Aufstiegschancen für MFA gefordert Laura Schulz, 19.09.2024 13:59 Uhr
Die niedergelassenen Ärztinnen und Ärzte beklagen immer weiter fortschreitenden Fachkräftemangel, obwohl flächendeckend medizinische Fachangestellte (MFA) ausbildet werden. Von aktuell 330.000 MFA, die in den Praxen angestellt sind, wechselten immer mehr in den stationären Versorgungsbereich, warnt das Zentralinstitut für die kassenärztliche Versorgung in Deutschland (Zi).
Als Grund wird eine oftmals bessere Vergütung gesehen, weniger Bürokratie und besser funktionierende IT-Systeme – Kliniken würden hier von MFA vielfach den Praxen vorgezogen. Auch Praxisinhaberinnen und -inhaber werden zunehmend weniger. Hier seien die Renteneintritte der geburtenstarken Baby-Boomer und der Teilzeit-Trend als Gründe zu nennen. „Dieser führt zu einem stetigen Rückgang der verfügbaren Arbeitszeit“, so das Zi. Zusammen mit dem demographischen Wandel sei davon auszugehen, dass bis 2035 etwa 1,8 Millionen offene Stellen unbesetzt bleiben.
„Wir stehen in der ambulanten ärztlichen Versorgung vor einer Zeitenwende. Aus dem vermeintlichen personellen Überangebot ist eine drohende medizinische Unterversorgung geworden. Tatsache ist: Die tragende Säule der medizinischen Versorgung in Deutschland wird personell deutlich dünner werden“, so der Zi-Vorstandsvorsitzende Dr. Dominik von Stillfried. „Kostensprünge und Bürokratielast zehren die Praxen zusätzlich aus. Handfeste wirtschaftliche Nachteile gegenüber den Kliniken demotivieren die Praxisinhaberinnen und Praxisinhaber zunehmend, eine dysfunktionale IT-Infrastruktur tut ihr Übriges.“
„Mehr Förderung, weniger Kontrolle“
Es brauche nun dringend einen Paradigmenwechsel: „Mehr Förderung, weniger Kontrolle“, so von Stillfried zur Eröffnung des zweitägigen Zi-Congresses „Versorgungsforschung 2024“ in Berlin. Vorstellbar seien auch Teampraxen, wie Dr. Volker Schrage, stellvertretender Vorstandsvorsitzender der Kassenärztlichen Vereinigung Westfalen-Lippe (KVWL), meint. In einer solchen Teampraxis könnten sich unterschiedliche Gesundheitsberufe entsprechend ihrer Kompetenzen ergänzen.

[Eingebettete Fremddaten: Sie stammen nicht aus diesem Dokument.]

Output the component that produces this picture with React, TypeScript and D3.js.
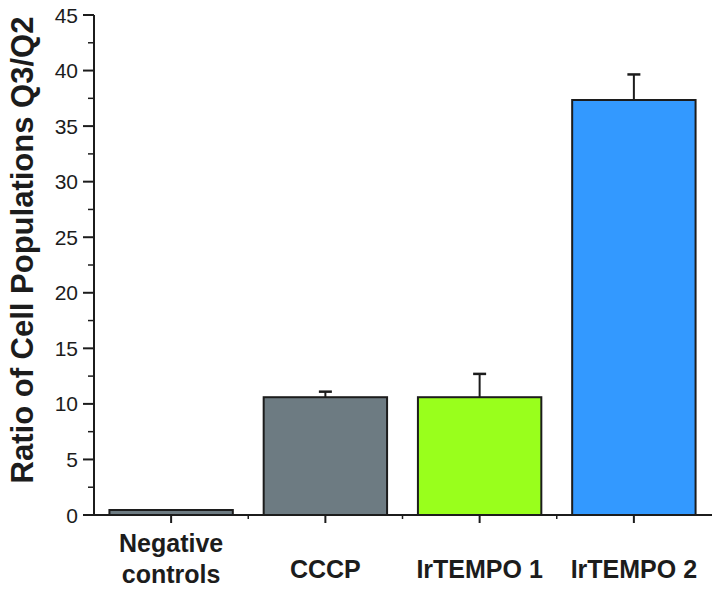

Dafür brauche es wiederum neue Berufsbilder, die direkt an die Praxen angebunden und nicht als eigenständige Leistungserbringer mit neuen Schnittstellen zu bestehenden Versorgungsstrukturen etabliert werden. Hier sei die neue Berufsgruppe des „Physician Assistent“ zu nennen. Im Rahmen praxisnaher Studiengängen könnten sich MFA für diesen deutlich erweiterten Delegationsrahmen qualifizierten. Nichtärztliche Praxismitarbeitende in den Praxen zu halten und mit solchen Maßnahmen Berufe attraktiver zu machen, sei für die Sicherstellung der Versorgung hochrelevant.
Die Digitalisierung könne beim Fachkräftemangel wesentlich entlasten, dafür müssten die Arbeitsprozesse angepasst werden, damit die Maßnahmen nicht als zusätzliche Belastung wahrgenommen werden.
Zahnärzt:innen reduzieren Angebote
Eine bundesweite Umfrage des Zi im Auftrag der Kassenzahnärztlichen Bundesvereinigung (KZBV) zur Personalsituation in den Zahnarztpraxen zeigt, dass 40 Prozent ihre Personalsituation als schlecht oder sehr schlecht bewerten. Etwa 43 Prozent der befragten Praxen mussten aus Personalmangel bereits das Behandlungsangebot reduzieren.
„Unsere Mitarbeitenden sind das Herz unserer Praxen. Ihre Arbeit ist eine entscheidende Grundlage für die Funktionsfähigkeit der Praxen und damit für eine flächendeckende, qualitativ hochwertige zahnärztliche Versorgung“, so Martin Hendges, Vorstandsvorsitzender der KZBV. Der aktuell festgestellte Personalmangel sei „ein deutliches Alarmsignal an die gesundheitspolitisch Verantwortlichen in unserem Land endlich zu erkennen, dass bewährte Versorgungsstrukturen auf dem Spiel stehen“, mahnt Hendges.